The parties hereto agree as follows:
Section 1.1 Certain Definitions.
a) Average Price shall be the average of the Closing Prices of the Companys Common Stock for each Trading Day in the Draw Down Period.
b) Closing Price shall mean the price for the last reported trade as recorded by the Principal Market for the Trading Day.
c) Current SEC Documents shall mean the Companys Annual Report, as amended, for the year ended December 31, 2004, including the accompanying financial statements, and the Companys latest Quarterly Report, as filed with the U.S. Securities and Exchange Commission (the SEC) and as available on the SECs Electronic Data Gathering, Analysis, and Retrieval system (EDGAR).
d) Draw Down shall have the meaning assigned to such term in Section 6.1(a) hereof.
e) Draw Down Closing Date shall have the meaning assigned to such term in Section 6.1(b) hereof.
f) Draw Down Pricing Period shall have the meaning assigned to such term in Section 6.1(a) hereof.
g) Material Adverse Effect shall mean any adverse effect on the business, operations, properties or financial condition of the Company that materially impairs the ability of the Company and its subsidiaries and affiliates, taken as a whole, to perform any of its material obligations under this Agreement or to carry on its obligations, and shall include the loss for any reason to the Company of the services of Dr. Paul Averback.
h) Principal Market shall mean initially the Nasdaq SmallCap Market, and shall include the Nasdaq National Market, the American Stock Exchange or the New York Stock Exchange if the Company is listed and trades on such market or exchange.

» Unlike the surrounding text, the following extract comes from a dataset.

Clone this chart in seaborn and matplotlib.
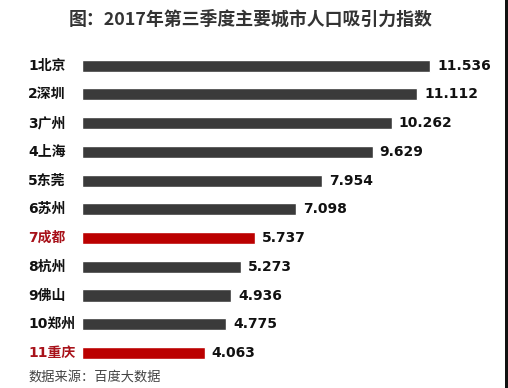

i) SEC Documents shall mean all reports, schedules, forms, statements and other documents or material that are available on the SECs EDGAR system and that were filed by the Company with the SEC pursuant to the reporting requirements of the Securities Exchange Act of 1934, as amended (the Exchange Act), including material filed pursuant to Section 13(a) or 15(d) of the Exchange Act and filings incorporated by reference.
j) Shares shall mean, collectively, the shares of Common Stock of the Company being subscribed for hereunder, or, in the appropriate context, the shares of Common Stock of the Company issued with respect to a Draw Down.
k) Trading Day shall mean any day on which the Principal Market is open for business.
Section 2.1 Purchase and Sale of Stock. Subject to the terms and conditions of this Agreement, the Company shall issue and sell to the Purchaser and the Purchaser shall purchase from the Company up to Thirteen Million Dollars ($13,000,000) of the Companys Common Stock, no par value per share (the Common Stock), based on Draw Downs requested under this Agreement. This Agreement replaces the earlier Common Stock Private Purchase Agreement between the Purchaser and the Company dated October 4, 2004.